_Brief:_ Quote all of the data that follows exactly as written, skipping the images.

_Provided data:_
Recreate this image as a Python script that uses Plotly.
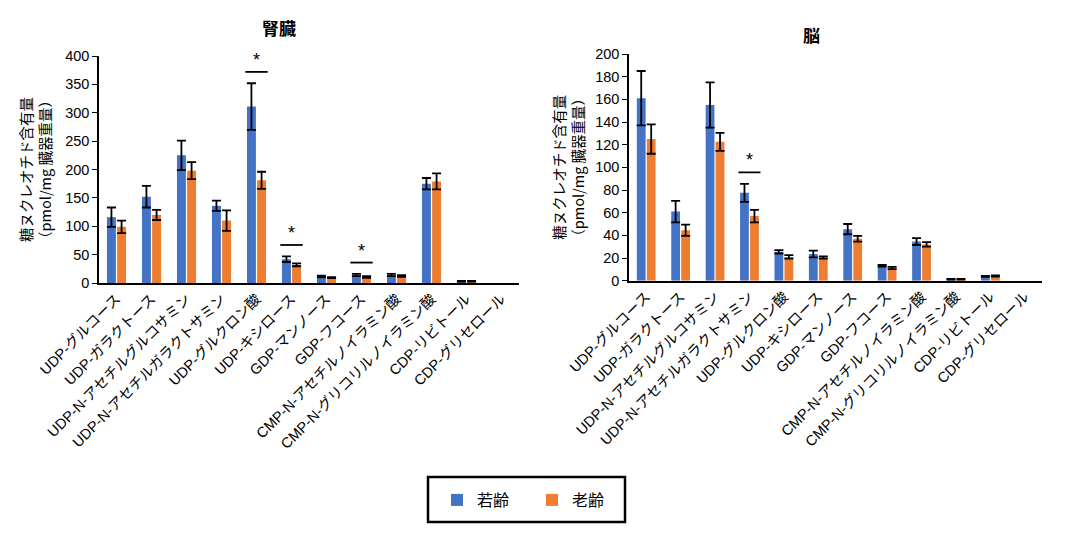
import plotly.graph_objects as go
from plotly.subplots import make_subplots

categories = ["UDP-グルコース", "UDP-ガラクトース", "UDP-N-アセチルグルコサミン",
              "UDP-N-アセチルガラクトサミン", "UDP-グルクロン酸", "UDP-キシロース",
              "GDP-マンノース", "GDP-フコース", "CMP-N-アセチルノイラミン酸",
              "CMP-N-グリコリルノイラミン酸", "CDP-リビトール", "CDP-グリセロール"]
series_names = ["若齢", "老齢"]

kidney_young = [116, 152, 225, 136, 311, 42, 11.5, 14, 14, 175, 3, None]
kidney_young_err = [17, 19, 26, 9, 41, 5, 1.5, 2, 2, 10, 0.5, None]
kidney_old = [99, 120, 198, 110, 181, 32, 9.5, 10.5, 12.5, 179, 3, None]
kidney_old_err = [11, 9, 15, 18, 15, 2.5, 1, 1.5, 1.5, 14, 0.5, None]
kidney_sig = [4, 5, 7]

brain_young = [161, 61, 155, 77.5, 25.5, 23.5, 45.5, 13.2, 34.5, 1.2, 3.8, None]
brain_young_err = [24, 9.5, 20, 8, 1.5, 3, 4.5, 0.8, 3, 0.3, 0.5, None]
brain_old = [125, 44.5, 122.5, 57, 21, 20.5, 37, 11.2, 32, 1.2, 4.1, None]
brain_old_err = [13, 5, 8, 5.5, 1.5, 1, 2.5, 1, 2, 0.3, 0.5, None]
brain_sig = [3]

titles = ["<b>腎臓</b>", "<b>脳</b>"]
ytitle = "糖ヌクレオチド含有量<br>（pmol/mg 臓器重量）"
colors = ["#4472C4", "#ED7D31"]
FONT = "Liberation Sans, Arial, Noto Sans CJK JP, sans-serif"
CJK = "Noto Sans CJK JP, sans-serif"

W, H = 1075, 535
fig = make_subplots(rows=1, cols=2)

panels = [
    (kidney_young, kidney_young_err, kidney_old, kidney_old_err, kidney_sig, 400, 50),
    (brain_young, brain_young_err, brain_old, brain_old_err, brain_sig, 200, 20),
]

for p, (yv, ye, ov, oe, sig, ymax, dt) in enumerate(panels):
    col = p + 1
    for s, (vals, errs) in enumerate([(yv, ye), (ov, oe)]):
        fig.add_trace(go.Bar(
            x=categories, y=vals, name=series_names[s],
            marker=dict(color=colors[s], line=dict(width=0)),
            error_y=dict(type="data", array=errs, visible=True, color="black",
                         thickness=1.8, width=4.5),
            showlegend=(p == 0),
        ), row=1, col=col)
    xref = "x" if p == 0 else "x2"
    yref = "y" if p == 0 else "y2"
    for i in sig:
        top = max(v + e for v, e in [(yv[i], ye[i]), (ov[i], oe[i])])
        h = top + 0.05 * ymax
        fig.add_shape(type="line", xref=xref, yref=yref,
                      x0=i - 0.32, x1=i + 0.32, y0=h, y1=h,
                      line=dict(color="black", width=1.8))
        fig.add_annotation(xref=xref, yref=yref, x=i, y=h, text="*",
                           showarrow=False, yanchor="bottom", yshift=0,
                           font=dict(size=18, color="black", family=FONT))

xdom = [[99 / W, 519 / W], [629 / W, 1042 / W]]
ydom = [[1 - 283 / H, 1 - 56 / H], [1 - 280.7 / H, 1 - 54 / H]]

for p in range(2):
    ymax = panels[p][5]
    dt = panels[p][6]
    xk = "xaxis" if p == 0 else "xaxis2"
    yk = "yaxis" if p == 0 else "yaxis2"
    fig.update_layout(**{
        xk: dict(domain=xdom[p], tickangle=-45, showline=True, linecolor="black",
                 linewidth=1.5, ticks="", showgrid=False, automargin=False,
                 tickfont=dict(size=14.5, color="black", family=FONT),
                 categoryorder="array", categoryarray=categories),
        yk: dict(domain=ydom[p], range=[0, ymax], dtick=dt, showline=True,
                 linecolor="black", linewidth=1.5, ticks="outside", ticklen=5,
                 tickcolor="black", showgrid=False, zeroline=False, automargin=False,
                 tickfont=dict(size=14.5, color="black", family=FONT),
                 title=dict(text=ytitle, standoff=7 if p == 1 else 10,
                            font=dict(size=14.5, color="black", family=CJK))),
    })

# panel titles
fig.add_annotation(xref="paper", yref="paper", x=260 / W, y=1 - 18 / H, text=titles[0],
                   showarrow=False, font=dict(size=17, color="black", family=FONT))
fig.add_annotation(xref="paper", yref="paper", x=822 / W, y=1 - 25 / H, text=titles[1],
                   showarrow=False, font=dict(size=17, color="black", family=FONT))

# legend frame
fig.add_shape(type="rect", xref="paper", yref="paper",
              x0=428 / W, x1=625 / W, y0=1 - 522 / H, y1=1 - 477 / H,
              line=dict(color="black", width=2.5), fillcolor="rgba(0,0,0,0)")

fig.update_layout(
    width=W, height=H, margin=dict(l=0, r=0, t=0, b=0),
    paper_bgcolor="white", plot_bgcolor="white",
    barmode="group", bargap=0.42, bargroupgap=0.12,
    legend=dict(orientation="h", x=437 / W, xanchor="left", y=1 - 500 / H, yanchor="middle",
                borderwidth=0, bgcolor="rgba(0,0,0,0)",
                font=dict(size=16, color="black", family=FONT),
                itemwidth=30, entrywidth=50, traceorder="normal"),
    font=dict(family=FONT),
)

fig.write_html("out.html")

_Written response:_
Recreate this image as a Python script that uses Plotly.
import plotly.graph_objects as go
from plotly.subplots import make_subplots

categories = ["UDP-グルコース", "UDP-ガラクトース", "UDP-N-アセチルグルコサミン",
              "UDP-N-アセチルガラクトサミン", "UDP-グルクロン酸", "UDP-キシロース",
              "GDP-マンノース", "GDP-フコース", "CMP-N-アセチルノイラミン酸",
              "CMP-N-グリコリルノイラミン酸", "CDP-リビトール", "CDP-グリセロール"]
series_names = ["若齢", "老齢"]

kidney_young = [116, 152, 225, 136, 311, 42, 11.5, 14, 14, 175, 3, None]
kidney_young_err = [17, 19, 26, 9, 41, 5, 1.5, 2, 2, 10, 0.5, None]
kidney_old = [99, 120, 198, 110, 181, 32, 9.5, 10.5, 12.5, 179, 3, None]
kidney_old_err = [11, 9, 15, 18, 15, 2.5, 1, 1.5, 1.5, 14, 0.5, None]
kidney_sig = [4, 5, 7]

brain_young = [161, 61, 155, 77.5, 25.5, 23.5, 45.5, 13.2, 34.5, 1.2, 3.8, None]
brain_young_err = [24, 9.5, 20, 8, 1.5, 3, 4.5, 0.8, 3, 0.3, 0.5, None]
brain_old = [125, 44.5, 122.5, 57, 21, 20.5, 37, 11.2, 32, 1.2, 4.1, None]
brain_old_err = [13, 5, 8, 5.5, 1.5, 1, 2.5, 1, 2, 0.3, 0.5, None]
brain_sig = [3]

titles = ["<b>腎臓</b>", "<b>脳</b>"]
ytitle = "糖ヌクレオチド含有量<br>（pmol/mg 臓器重量）"
colors = ["#4472C4", "#ED7D31"]
FONT = "Liberation Sans, Arial, Noto Sans CJK JP, sans-serif"
CJK = "Noto Sans CJK JP, sans-serif"

W, H = 1075, 535
fig = make_subplots(rows=1, cols=2)

panels = [
    (kidney_young, kidney_young_err, kidney_old, kidney_old_err, kidney_sig, 400, 50),
    (brain_young, brain_young_err, brain_old, brain_old_err, brain_sig, 200, 20),
]

for p, (yv, ye, ov, oe, sig, ymax, dt) in enumerate(panels):
    col = p + 1
    for s, (vals, errs) in enumerate([(yv, ye), (ov, oe)]):
        fig.add_trace(go.Bar(
            x=categories, y=vals, name=series_names[s],
            marker=dict(color=colors[s], line=dict(width=0)),
            error_y=dict(type="data", array=errs, visible=True, color="black",
                         thickness=1.8, width=4.5),
            showlegend=(p == 0),
        ), row=1, col=col)
    xref = "x" if p == 0 else "x2"
    yref = "y" if p == 0 else "y2"
    for i in sig:
        top = max(v + e for v, e in [(yv[i], ye[i]), (ov[i], oe[i])])
        h = top + 0.05 * ymax
        fig.add_shape(type="line", xref=xref, yref=yref,
                      x0=i - 0.32, x1=i + 0.32, y0=h, y1=h,
                      line=dict(color="black", width=1.8))
        fig.add_annotation(xref=xref, yref=yref, x=i, y=h, text="*",
                           showarrow=False, yanchor="bottom", yshift=0,
                           font=dict(size=18, color="black", family=FONT))

xdom = [[99 / W, 519 / W], [629 / W, 1042 / W]]
ydom = [[1 - 283 / H, 1 - 56 / H], [1 - 280.7 / H, 1 - 54 / H]]

for p in range(2):
    ymax = panels[p][5]
    dt = panels[p][6]
    xk = "xaxis" if p == 0 else "xaxis2"
    yk = "yaxis" if p == 0 else "yaxis2"
    fig.update_layout(**{
        xk: dict(domain=xdom[p], tickangle=-45, showline=True, linecolor="black",
                 linewidth=1.5, ticks="", showgrid=False, automargin=False,
                 tickfont=dict(size=14.5, color="black", family=FONT),
                 categoryorder="array", categoryarray=categories),
        yk: dict(domain=ydom[p], range=[0, ymax], dtick=dt, showline=True,
                 linecolor="black", linewidth=1.5, ticks="outside", ticklen=5,
                 tickcolor="black", showgrid=False, zeroline=False, automargin=False,
                 tickfont=dict(size=14.5, color="black", family=FONT),
                 title=dict(text=ytitle, standoff=7 if p == 1 else 10,
                            font=dict(size=14.5, color="black", family=CJK))),
    })

# panel titles
fig.add_annotation(xref="paper", yref="paper", x=260 / W, y=1 - 18 / H, text=titles[0],
                   showarrow=False, font=dict(size=17, color="black", family=FONT))
fig.add_annotation(xref="paper", yref="paper", x=822 / W, y=1 - 25 / H, text=titles[1],
                   showarrow=False, font=dict(size=17, color="black", family=FONT))

# legend frame
fig.add_shape(type="rect", xref="paper", yref="paper",
              x0=428 / W, x1=625 / W, y0=1 - 522 / H, y1=1 - 477 / H,
              line=dict(color="black", width=2.5), fillcolor="rgba(0,0,0,0)")

fig.update_layout(
    width=W, height=H, margin=dict(l=0, r=0, t=0, b=0),
    paper_bgcolor="white", plot_bgcolor="white",
    barmode="group", bargap=0.42, bargroupgap=0.12,
    legend=dict(orientation="h", x=437 / W, xanchor="left", y=1 - 500 / H, yanchor="middle",
                borderwidth=0, bgcolor="rgba(0,0,0,0)",
                font=dict(size=16, color="black", family=FONT),
                itemwidth=30, entrywidth=50, traceorder="normal"),
    font=dict(family=FONT),
)

fig.write_html("out.html")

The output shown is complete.